Every line from the beginning of the records below up to the one holding "import plotly.graph_objects as go" should be quoted exactly; leave out the rest.

───── Data for the task ─────

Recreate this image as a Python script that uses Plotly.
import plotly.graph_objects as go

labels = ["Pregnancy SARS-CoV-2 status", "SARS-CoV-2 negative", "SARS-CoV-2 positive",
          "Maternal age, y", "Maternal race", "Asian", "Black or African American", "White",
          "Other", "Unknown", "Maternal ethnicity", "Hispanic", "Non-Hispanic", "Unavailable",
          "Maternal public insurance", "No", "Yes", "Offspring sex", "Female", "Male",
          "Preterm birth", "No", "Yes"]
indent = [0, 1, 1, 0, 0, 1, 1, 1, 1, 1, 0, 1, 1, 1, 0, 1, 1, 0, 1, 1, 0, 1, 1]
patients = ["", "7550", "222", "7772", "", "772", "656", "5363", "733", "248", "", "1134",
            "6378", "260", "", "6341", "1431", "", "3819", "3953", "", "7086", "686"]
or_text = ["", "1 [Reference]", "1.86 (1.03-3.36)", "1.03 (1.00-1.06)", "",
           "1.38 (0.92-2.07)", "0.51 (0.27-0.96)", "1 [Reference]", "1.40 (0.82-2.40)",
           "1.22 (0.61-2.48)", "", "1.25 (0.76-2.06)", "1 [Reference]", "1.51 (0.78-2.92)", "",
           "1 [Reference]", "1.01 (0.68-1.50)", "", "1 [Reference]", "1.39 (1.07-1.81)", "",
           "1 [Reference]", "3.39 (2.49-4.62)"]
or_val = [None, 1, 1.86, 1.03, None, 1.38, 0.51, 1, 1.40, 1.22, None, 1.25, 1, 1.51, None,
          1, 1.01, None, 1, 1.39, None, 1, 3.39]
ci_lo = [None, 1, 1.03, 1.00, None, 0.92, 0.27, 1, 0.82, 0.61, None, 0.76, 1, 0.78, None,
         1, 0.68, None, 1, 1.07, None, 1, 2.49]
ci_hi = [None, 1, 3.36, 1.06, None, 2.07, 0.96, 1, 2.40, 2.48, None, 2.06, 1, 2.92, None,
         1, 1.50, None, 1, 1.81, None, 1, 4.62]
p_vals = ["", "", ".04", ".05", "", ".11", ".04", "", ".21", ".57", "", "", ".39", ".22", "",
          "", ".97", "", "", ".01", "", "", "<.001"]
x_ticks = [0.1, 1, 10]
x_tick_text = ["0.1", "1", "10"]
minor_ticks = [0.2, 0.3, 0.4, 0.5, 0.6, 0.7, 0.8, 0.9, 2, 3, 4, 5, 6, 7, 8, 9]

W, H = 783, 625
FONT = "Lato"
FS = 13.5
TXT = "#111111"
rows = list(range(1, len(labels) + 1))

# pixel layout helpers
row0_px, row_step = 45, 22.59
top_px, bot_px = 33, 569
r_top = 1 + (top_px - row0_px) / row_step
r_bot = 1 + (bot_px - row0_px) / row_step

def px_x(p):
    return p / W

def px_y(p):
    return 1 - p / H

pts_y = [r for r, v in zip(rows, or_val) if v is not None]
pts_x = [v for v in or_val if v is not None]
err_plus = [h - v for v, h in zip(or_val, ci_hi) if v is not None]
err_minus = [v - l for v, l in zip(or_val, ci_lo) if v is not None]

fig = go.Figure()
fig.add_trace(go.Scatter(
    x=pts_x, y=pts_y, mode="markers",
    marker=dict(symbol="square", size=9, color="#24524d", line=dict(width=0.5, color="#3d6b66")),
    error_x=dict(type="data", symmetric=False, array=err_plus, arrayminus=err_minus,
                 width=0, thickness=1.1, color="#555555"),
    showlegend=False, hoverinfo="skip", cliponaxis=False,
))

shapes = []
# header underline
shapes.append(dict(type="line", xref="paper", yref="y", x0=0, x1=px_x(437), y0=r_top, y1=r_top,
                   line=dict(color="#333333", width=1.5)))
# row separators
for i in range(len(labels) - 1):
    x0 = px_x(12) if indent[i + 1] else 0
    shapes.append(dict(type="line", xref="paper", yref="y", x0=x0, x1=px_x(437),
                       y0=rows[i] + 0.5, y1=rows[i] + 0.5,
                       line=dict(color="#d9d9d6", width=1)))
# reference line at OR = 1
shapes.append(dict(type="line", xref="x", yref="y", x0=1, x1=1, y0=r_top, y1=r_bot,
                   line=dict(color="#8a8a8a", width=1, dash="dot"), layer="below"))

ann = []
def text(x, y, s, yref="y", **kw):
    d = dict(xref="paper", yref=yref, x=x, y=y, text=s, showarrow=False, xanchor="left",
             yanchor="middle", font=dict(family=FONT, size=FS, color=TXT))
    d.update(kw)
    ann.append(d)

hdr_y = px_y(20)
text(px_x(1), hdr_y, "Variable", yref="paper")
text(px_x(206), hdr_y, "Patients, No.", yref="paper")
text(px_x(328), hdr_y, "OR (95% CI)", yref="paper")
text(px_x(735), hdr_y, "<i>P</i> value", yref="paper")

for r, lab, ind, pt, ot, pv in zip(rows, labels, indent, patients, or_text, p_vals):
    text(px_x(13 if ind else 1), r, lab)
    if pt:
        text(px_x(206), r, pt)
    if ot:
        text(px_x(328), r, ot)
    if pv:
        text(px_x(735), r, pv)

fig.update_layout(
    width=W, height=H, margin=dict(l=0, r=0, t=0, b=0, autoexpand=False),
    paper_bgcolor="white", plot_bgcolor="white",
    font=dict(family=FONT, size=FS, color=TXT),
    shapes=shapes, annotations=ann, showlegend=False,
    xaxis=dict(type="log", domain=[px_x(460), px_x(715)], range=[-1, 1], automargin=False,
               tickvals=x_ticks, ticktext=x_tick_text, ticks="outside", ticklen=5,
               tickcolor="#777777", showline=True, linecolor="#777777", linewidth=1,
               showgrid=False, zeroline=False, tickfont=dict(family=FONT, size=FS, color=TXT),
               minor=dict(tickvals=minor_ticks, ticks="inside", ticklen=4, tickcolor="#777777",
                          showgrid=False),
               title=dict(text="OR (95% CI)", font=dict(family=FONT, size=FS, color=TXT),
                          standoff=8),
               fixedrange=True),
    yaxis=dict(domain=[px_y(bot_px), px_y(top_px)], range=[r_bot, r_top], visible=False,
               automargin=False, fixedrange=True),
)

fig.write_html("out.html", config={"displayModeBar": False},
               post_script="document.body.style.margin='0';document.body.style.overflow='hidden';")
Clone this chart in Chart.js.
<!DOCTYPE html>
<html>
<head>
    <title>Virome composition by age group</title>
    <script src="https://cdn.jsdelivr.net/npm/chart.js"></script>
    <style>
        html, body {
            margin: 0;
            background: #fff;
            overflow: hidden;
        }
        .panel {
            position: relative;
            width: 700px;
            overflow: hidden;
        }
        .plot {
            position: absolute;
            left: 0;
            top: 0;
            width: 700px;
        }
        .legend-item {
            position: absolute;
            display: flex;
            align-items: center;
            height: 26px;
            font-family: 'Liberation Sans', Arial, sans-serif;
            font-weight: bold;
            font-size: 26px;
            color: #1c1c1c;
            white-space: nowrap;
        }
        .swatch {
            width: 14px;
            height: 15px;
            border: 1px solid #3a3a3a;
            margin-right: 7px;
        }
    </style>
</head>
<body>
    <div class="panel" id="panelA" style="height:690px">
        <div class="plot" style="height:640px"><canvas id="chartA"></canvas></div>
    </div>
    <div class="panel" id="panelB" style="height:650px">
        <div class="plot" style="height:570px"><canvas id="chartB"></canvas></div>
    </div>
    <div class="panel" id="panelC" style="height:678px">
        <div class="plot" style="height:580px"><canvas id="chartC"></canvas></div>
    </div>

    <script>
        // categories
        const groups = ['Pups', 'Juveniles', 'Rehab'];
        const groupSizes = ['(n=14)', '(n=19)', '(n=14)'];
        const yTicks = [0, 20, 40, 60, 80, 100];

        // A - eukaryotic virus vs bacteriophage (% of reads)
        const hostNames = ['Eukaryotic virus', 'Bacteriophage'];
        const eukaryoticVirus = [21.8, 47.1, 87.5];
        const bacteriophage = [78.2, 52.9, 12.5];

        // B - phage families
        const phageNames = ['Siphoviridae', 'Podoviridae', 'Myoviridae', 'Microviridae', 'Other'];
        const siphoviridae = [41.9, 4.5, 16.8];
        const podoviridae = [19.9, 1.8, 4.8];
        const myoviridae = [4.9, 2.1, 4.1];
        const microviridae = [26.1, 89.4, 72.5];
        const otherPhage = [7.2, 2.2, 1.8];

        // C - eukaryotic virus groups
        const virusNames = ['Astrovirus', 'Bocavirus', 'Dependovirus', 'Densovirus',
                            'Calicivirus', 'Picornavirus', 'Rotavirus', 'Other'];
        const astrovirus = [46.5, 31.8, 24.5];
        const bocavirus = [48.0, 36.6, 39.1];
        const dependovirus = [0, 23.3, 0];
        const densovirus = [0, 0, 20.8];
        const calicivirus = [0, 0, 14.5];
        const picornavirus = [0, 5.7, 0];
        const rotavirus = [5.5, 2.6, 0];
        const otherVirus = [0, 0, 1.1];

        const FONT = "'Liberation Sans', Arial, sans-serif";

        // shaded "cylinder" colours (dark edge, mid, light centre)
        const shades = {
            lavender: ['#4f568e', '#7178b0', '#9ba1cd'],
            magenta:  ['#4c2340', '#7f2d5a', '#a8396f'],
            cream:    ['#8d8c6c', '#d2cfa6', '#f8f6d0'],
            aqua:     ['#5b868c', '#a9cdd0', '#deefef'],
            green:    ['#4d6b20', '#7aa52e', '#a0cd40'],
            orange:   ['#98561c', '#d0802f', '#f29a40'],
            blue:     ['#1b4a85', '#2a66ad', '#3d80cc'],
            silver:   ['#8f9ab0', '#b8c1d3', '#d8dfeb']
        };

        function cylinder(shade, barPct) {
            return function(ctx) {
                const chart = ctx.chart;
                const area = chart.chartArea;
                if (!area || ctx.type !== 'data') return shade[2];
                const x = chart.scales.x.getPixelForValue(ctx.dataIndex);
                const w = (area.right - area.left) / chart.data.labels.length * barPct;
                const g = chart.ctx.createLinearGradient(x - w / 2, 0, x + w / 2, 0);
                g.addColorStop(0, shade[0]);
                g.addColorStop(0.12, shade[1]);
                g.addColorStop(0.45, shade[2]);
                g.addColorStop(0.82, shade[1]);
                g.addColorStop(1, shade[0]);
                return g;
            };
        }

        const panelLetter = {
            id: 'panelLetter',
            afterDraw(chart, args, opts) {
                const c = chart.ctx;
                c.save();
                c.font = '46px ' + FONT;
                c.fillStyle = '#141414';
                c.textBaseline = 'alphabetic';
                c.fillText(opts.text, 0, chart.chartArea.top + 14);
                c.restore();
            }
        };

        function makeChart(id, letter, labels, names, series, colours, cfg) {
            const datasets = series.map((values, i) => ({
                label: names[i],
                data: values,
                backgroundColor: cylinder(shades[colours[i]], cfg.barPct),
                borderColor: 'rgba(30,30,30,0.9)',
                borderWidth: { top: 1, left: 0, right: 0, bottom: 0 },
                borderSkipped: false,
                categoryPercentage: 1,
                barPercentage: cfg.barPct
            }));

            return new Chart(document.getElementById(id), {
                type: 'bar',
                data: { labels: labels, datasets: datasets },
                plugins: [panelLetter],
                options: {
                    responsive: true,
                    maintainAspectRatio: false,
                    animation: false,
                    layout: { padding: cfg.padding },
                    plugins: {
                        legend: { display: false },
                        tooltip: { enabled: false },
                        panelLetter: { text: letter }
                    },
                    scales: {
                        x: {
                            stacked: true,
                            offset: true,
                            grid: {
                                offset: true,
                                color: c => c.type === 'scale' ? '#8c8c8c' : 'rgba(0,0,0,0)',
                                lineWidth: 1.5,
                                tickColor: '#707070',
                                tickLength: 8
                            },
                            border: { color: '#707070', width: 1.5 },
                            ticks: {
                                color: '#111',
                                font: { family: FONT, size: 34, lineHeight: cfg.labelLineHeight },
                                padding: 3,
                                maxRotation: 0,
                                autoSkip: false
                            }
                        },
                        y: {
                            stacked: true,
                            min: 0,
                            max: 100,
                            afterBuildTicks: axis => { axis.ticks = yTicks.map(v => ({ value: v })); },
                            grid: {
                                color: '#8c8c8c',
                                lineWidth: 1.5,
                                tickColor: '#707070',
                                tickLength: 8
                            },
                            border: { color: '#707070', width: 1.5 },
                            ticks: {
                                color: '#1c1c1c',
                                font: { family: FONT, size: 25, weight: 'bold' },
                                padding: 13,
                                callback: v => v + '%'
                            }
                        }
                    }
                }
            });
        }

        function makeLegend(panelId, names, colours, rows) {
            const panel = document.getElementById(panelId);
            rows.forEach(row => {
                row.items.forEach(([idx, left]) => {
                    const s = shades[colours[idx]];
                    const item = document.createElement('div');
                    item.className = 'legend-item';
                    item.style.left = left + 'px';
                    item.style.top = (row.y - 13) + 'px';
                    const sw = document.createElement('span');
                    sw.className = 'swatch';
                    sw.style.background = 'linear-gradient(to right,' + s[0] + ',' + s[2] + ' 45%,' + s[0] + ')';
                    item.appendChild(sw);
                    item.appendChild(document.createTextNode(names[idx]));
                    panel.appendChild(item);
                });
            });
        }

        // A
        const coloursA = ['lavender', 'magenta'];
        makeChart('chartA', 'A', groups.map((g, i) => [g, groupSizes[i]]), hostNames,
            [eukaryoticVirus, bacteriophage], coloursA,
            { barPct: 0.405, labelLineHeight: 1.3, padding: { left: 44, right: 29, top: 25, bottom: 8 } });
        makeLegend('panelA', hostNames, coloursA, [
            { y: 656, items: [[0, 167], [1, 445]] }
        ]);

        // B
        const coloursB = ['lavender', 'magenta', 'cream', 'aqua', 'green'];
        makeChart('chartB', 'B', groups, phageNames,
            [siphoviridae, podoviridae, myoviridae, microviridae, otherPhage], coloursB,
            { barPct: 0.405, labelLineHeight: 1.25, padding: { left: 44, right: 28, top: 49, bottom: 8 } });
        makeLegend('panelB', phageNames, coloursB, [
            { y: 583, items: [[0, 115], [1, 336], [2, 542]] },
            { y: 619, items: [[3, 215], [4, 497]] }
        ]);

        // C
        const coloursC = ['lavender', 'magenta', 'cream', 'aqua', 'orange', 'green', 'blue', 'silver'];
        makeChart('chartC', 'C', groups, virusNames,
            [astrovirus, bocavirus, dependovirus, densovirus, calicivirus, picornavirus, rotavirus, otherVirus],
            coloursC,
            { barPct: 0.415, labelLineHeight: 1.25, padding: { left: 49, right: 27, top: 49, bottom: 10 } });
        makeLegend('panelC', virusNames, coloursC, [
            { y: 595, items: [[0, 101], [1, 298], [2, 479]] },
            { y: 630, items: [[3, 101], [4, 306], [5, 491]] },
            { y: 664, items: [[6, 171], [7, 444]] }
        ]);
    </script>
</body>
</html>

─────

Complete answer
Recreate this image as a Python script that uses Plotly.
import plotly.graph_objects as go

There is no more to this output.